How do you expect to leverage a methodology if you don’t do a deep dive and become an expert.
bdbcbc | 11 months ago
Have you read product thinking, the lean startup, agile estimating and planning ?
How do you expect to leverage a methodology if you don’t do a deep dive and become an expert.
n4r9|11 months ago
I'm dev lead on a small (3 dev) sub-team within the larger platform team. We generally follow the same methodology as the rest of dev. They're reportedly following agile but it has the classic hallmarks of being driven by senior management: little/no training or education in agile (even in product), devs don't speak to clients, retros are consistently cancelled for lack of time, process changes are dictated by the product team (which is managed by the company's MD), etc... . I'm actually not convinced that the company can pull off agile. Partly because management don't understand it, and partly because our major business client are rigid about roadmaps and deadlines. Also partly because my own sub-team engages in research-heavy, long-term features. A lot of our work consists of thinking up blue-skies algorithm changes, trying them out, and going back to the drawing board if it doesn't pan out. Month-long iterations of work with potentially no viable changes after each one. When I read about agile it tends to describe stuff where you can muster up an MVP for a feature within a week or two at most, so it has been tricky to interpret how to apply it.

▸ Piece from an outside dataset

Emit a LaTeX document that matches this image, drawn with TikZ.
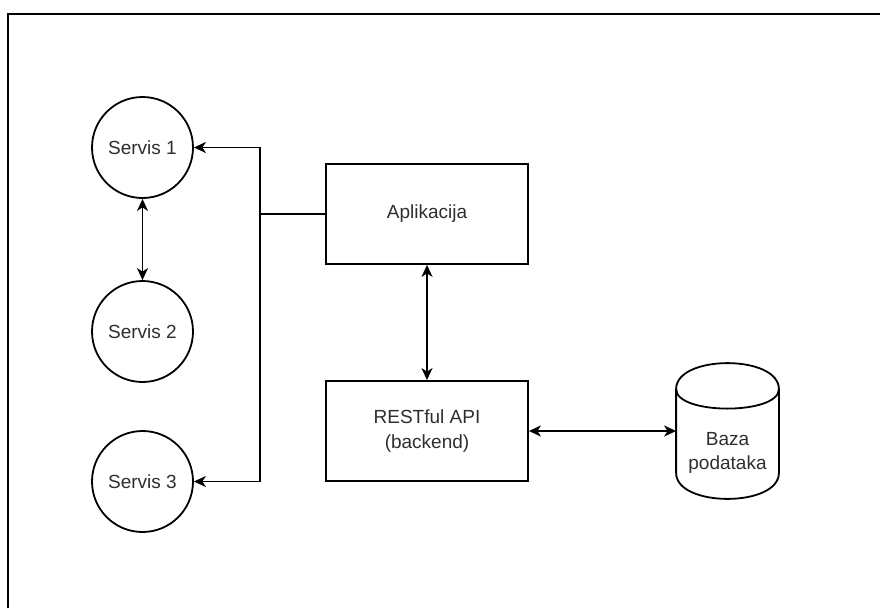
\documentclass[tikz,border=0pt]{standalone}
\usepackage{fontspec}
\setmainfont{Liberation Sans}
\usetikzlibrary{arrows.meta}
\begin{document}
\begin{tikzpicture}[x=1pt,y=-1pt,
  line width=1.8pt,
  every node/.append style={font=\fontsize{19}{24.5}\selectfont, text=black!82},
  svc/.style={circle, draw, minimum size=101pt, inner sep=0pt},
  box/.style={rectangle, draw, minimum width=202pt, minimum height=100pt, inner sep=0pt, align=center},
  dbbox/.style={rectangle, draw=none, minimum width=101pt, minimum height=134pt, inner sep=0pt},
  lbl/.style={inner sep=0pt, align=center},
  tipa/.tip={Stealth[length=12pt,width=11pt,inset=3.5pt]},
  arr/.style={-tipa},
  darr/.style={tipa-tipa}
]
\useasboundingbox (0,0) rectangle (880,608);
% frame
\draw[line width=2pt] (8,608) -- (8,14) -- (880,14);

% nodes
\node[svc] (s1) at (142.5,147.5) {Servis 1};
\node[svc] (s2) at (142.5,331.5) {Servis 2};
\node[svc] (s3) at (142.5,481.5) {Servis 3};
\node[box] (app) at (427,214) {Aplikacija};
\node[box] (api) at (427,431) {RESTful API\\(backend)};
\node[dbbox] (db) at (727.5,431) {};
\node[lbl] (dbl) at (727.5,453) {Baza\\podataka};

% cylinder outline
\draw ([yshift=-26pt]db.north west)
  .. controls ([yshift=8.67pt]db.north west) and ([yshift=8.67pt]db.north east) .. ([yshift=-26pt]db.north east)
  -- ([yshift=26pt]db.south east)
  .. controls ([yshift=-8.67pt]db.south east) and ([yshift=-8.67pt]db.south west) .. ([yshift=26pt]db.south west)
  -- cycle;
\draw ([yshift=-26pt]db.north west)
  .. controls ([yshift=-52pt]db.north west) and ([yshift=-52pt]db.north east) .. ([yshift=-26pt]db.north east);

% bus
\coordinate (bt) at (260,147.5);
\coordinate (bb) at (260,481.5);

% connectors
\draw[darr] (s1) -- (s2);
\draw[darr] (app) -- (api);
\draw[darr] (api.east) -- (db.west);
\draw (app.west) -- (app.west -| bt);
\draw[arr, line cap=rect] (bt) -- (s1.east);
\draw[arr] (bt) -- (bb) -- (s3.east);
\end{tikzpicture}
\end{document}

So basically, it's not working great and I have limited influence to change things. What I can do is fight my team's corner with well-backed arguments. E.g. there was recently a period of a few months where the entire platform team (~25 people) took part in a daily standup lasting 30 mins on average, on top of their own squad catchups. This was obviously wasteful but the engineering manager liked feeling ontop of things. After I repeatedly raised the issue, the frequency got dropped to weekly for my team and twice-weekly for the wider team. So I'm keen to learn more about agile vs alternative systems so I can continue to fight effectively my team's corner in this way. The ideal end-goal would be to extricate my team entirely from this half-baked agile mess, whether that means following agile more "correctly" or switching to something more bespoke. I appreciate the references and have started glancing through "Agile Estimations and Planning", it's okay so far but nothing revelatory. I don't have a lot of time to devote to this so I'm naturally skeptical of "just put in lots of hours of reading and I'm sure you'll see the benefit".